If I could be a TV-Chat Show host... I'd ask more interesting questions than, "Who are you dating now?"

If I could be an actor... I'd want to captain a starship.

If I could be a judge... you wouldn't want to be a criminal.

If I could be a Jedi... I'd have a lot of duct tape. It has a light side, and a dark side, and it binds the universe together. Oh, wait... that's the Force!

If I could be a mob boss... the FBI would have to have much better technology than they have now if they wanted to catch me.

If I could be a backup singer... you wouldn't want the lead singer to lose his voice.

If I could be a CEO... I would acquire companies that irritated me and sell off their parts, then fire their CEO and ridicule their investors.

If I could be a movie reviewer... I'd sue any movie company that quoted me without permission.

If I could be a monkey's uncle... what would that make me?

If I could be a CSI... I'd want to work with Marg Helgenberger. oooh, baby!

If I could be a computer nerd... hey... I am one!

If I could be a Kindergarten teacher... I'd send the kids home and teach the parents instead. They're the ones who need it most.


Blog Tag: Chatter

6 Comments:

At 5/05/2005 6:08 PM, Blogger Lisa said...

You only needed to do 5, but good job! lol

 
At 5/05/2005 6:08 PM, Blogger Lisa said...

did you know, btw, that Marg is from Nebraska? :)

 
At 5/05/2005 11:38 PM, Blogger Mary said...

All?! You did them ALL?

You're going to make the rest of us look bad!

All of them wonderful, too.

Llama-Rama. That's the best thing I've heard since the llama llotion over at Grover's blog.

LOL at the midget stripper one the most. ;)

Bravo!

 
At 5/06/2005 12:34 AM, Blogger Melissa said...

If I could be a computer programmer...I would design programs that EVERYONE could understand.

If I could be a biomed engineer...I would design medical equipment that would still work after being dropped or dunked.

If I could be a biomed engineer...I would design morphine pumps with built in parameters to prevent busy nurses from setting them at lethal doses. (We had a real close call last night.)

If I could be God...there would be no such thing as PMS. Or, men would get it instead.

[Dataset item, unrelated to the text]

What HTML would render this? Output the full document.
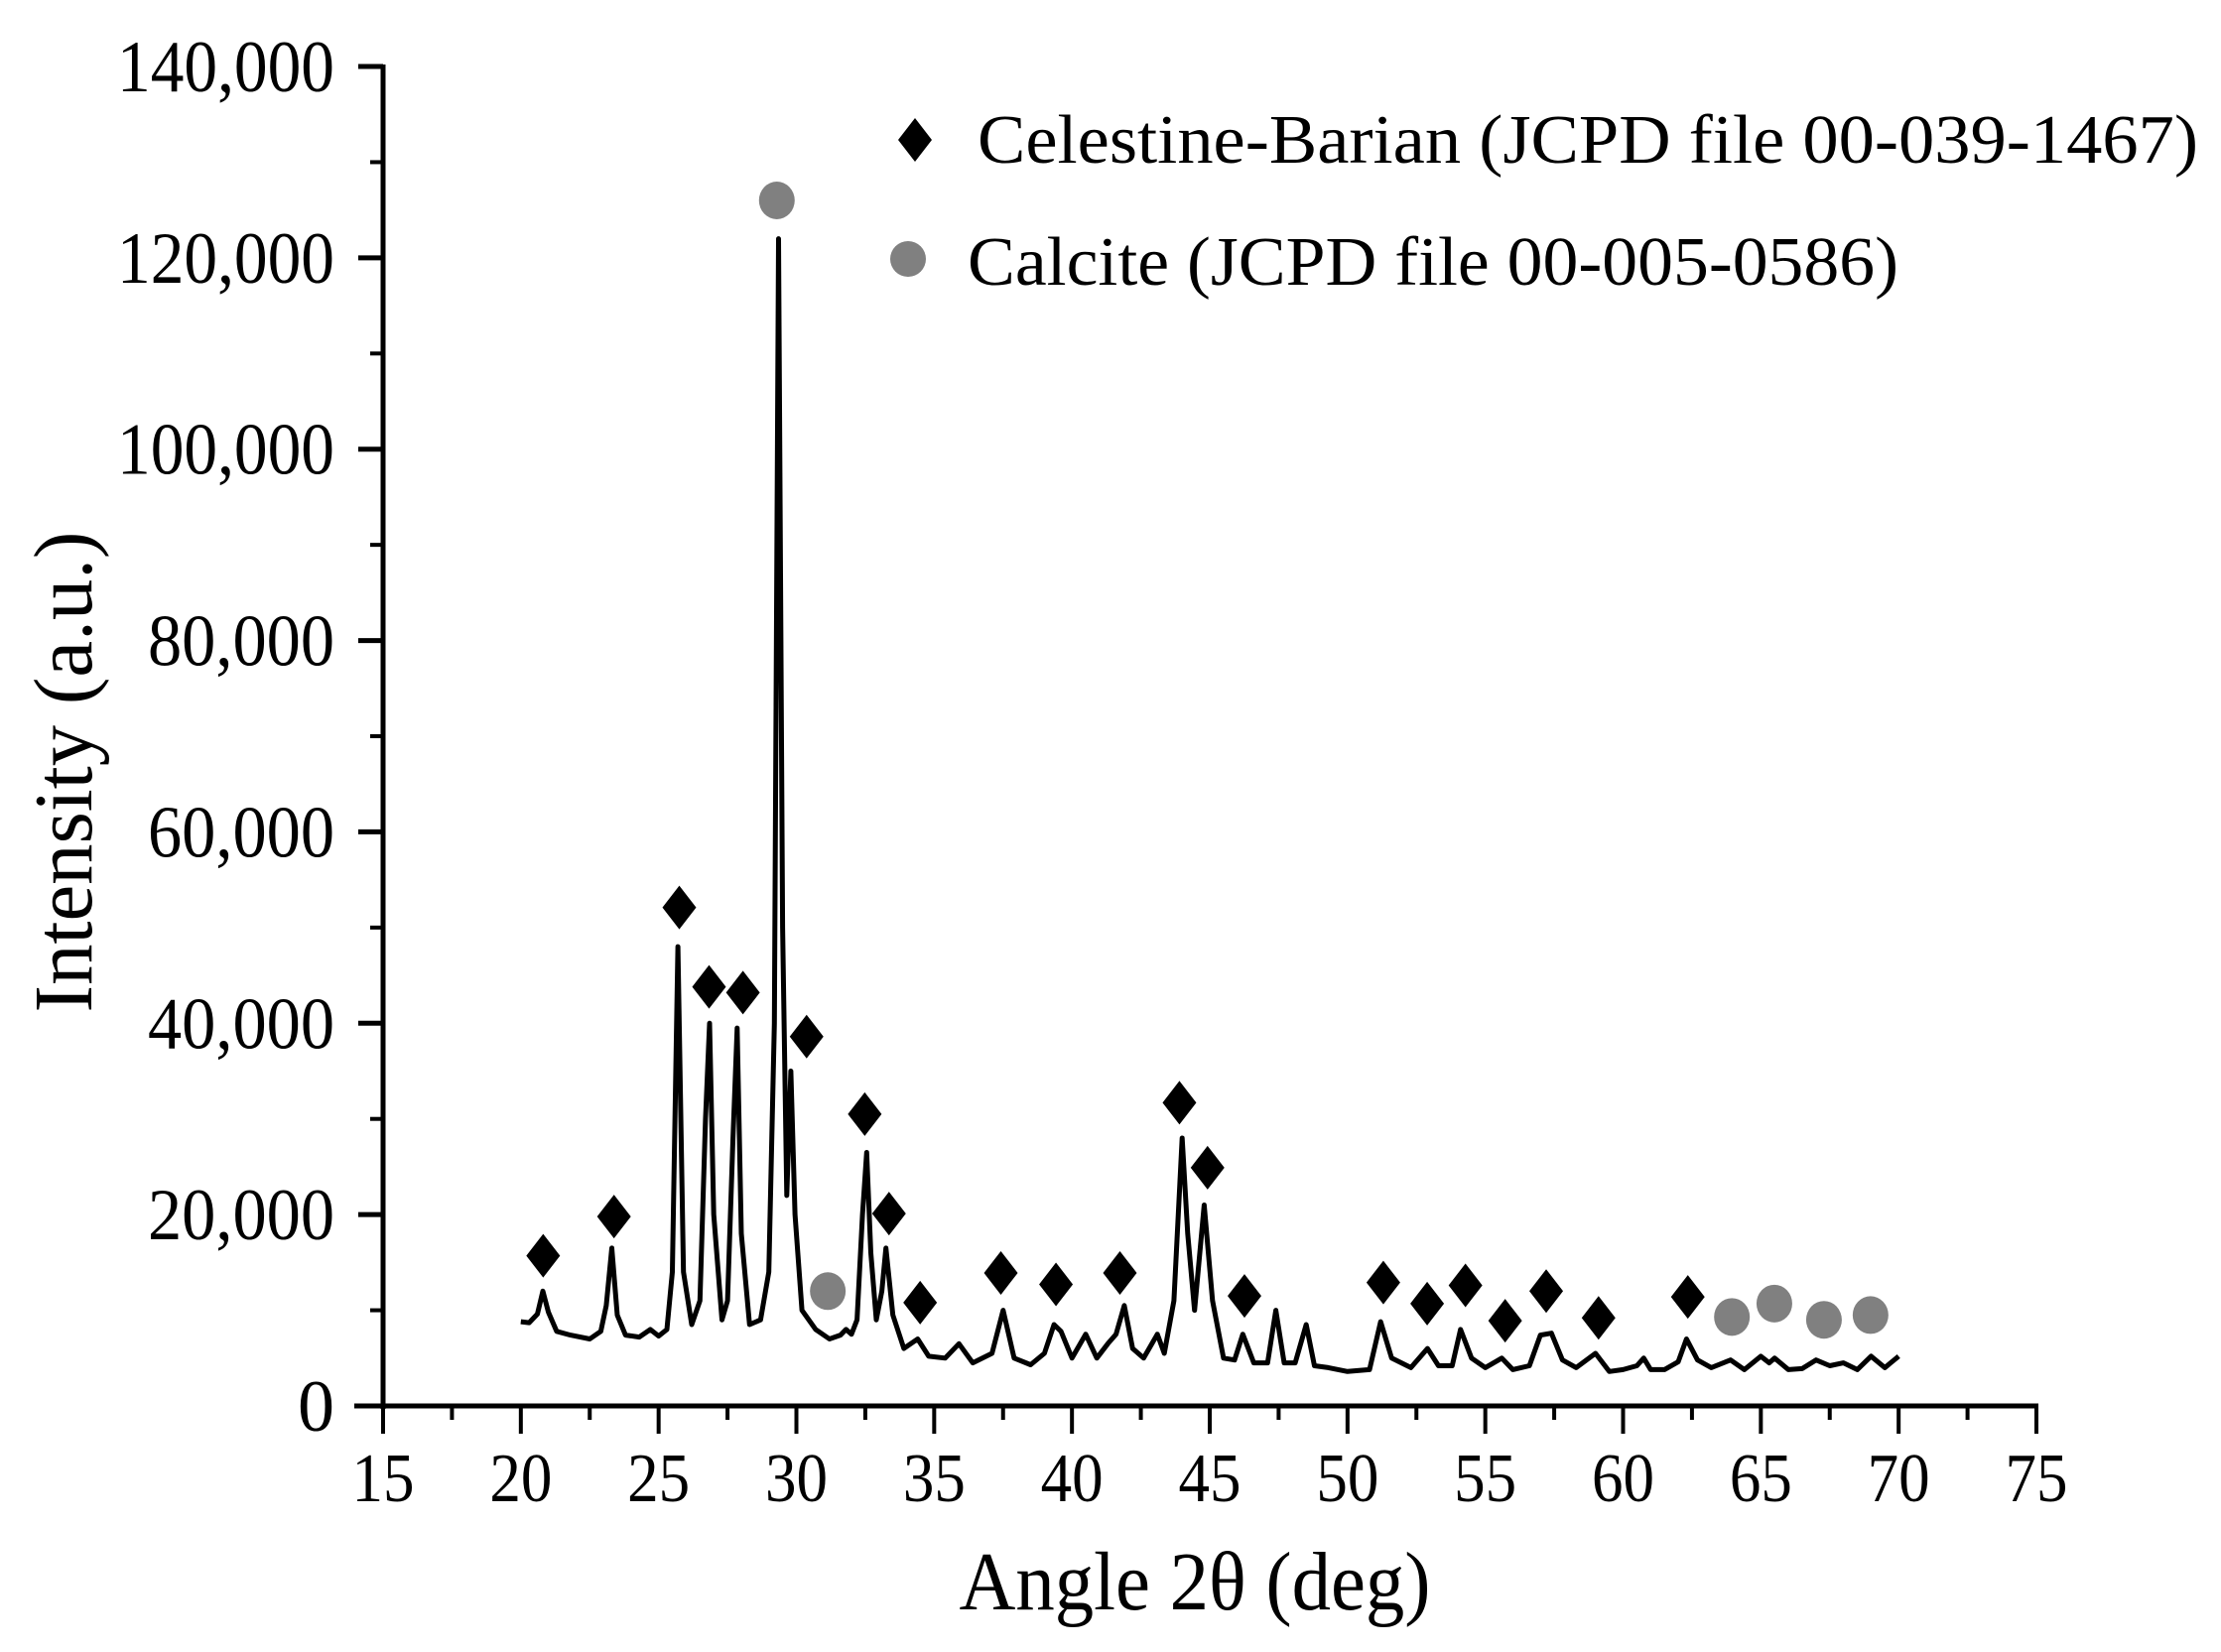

If I could be God...every day would be 30 hours long. Hours spent at work would stay the same.

If I could be God...ice cream, chocolate and cookies would be healthy, low cal.treats. Broccoli would be junk food.

If I could be an inventor...I would convert my car to run on trash and dog fur.

If I could be an inventor...I would invent a self-cleaning house.

If I could be an inventor...I would design a dishwasher that could put the dishes away and a dryer that could put the clothes back in the closet.

If I could be a programmer...I would design a blog site that would allow comments to be corrected after being published.
(I wonder what horrors I'm going to find tomrrow when I read what I wrote.)

 
At 5/06/2005 1:17 AM, Blogger gemmak said...

Lol....yup you can blame me but I can blame Sque! ....for a guy who hates meme's you kinda answered alot! lol. Maybe it's safest you stick with being a computer nerd and avoid proctology! :o)

 
At 5/06/2005 11:55 PM, Blogger dkgoodman said...

Didn't know that, Lisa. Do they all look like that? ;)

I did 'em all, Mary. In protest. But I enjoyed it. :mumble:

Nice to hear you're back at work, Melissa. Hope your hand is better.

Maybe Sque did, and maybe Sque didn't. I don't know Sque, and Sque don't know me.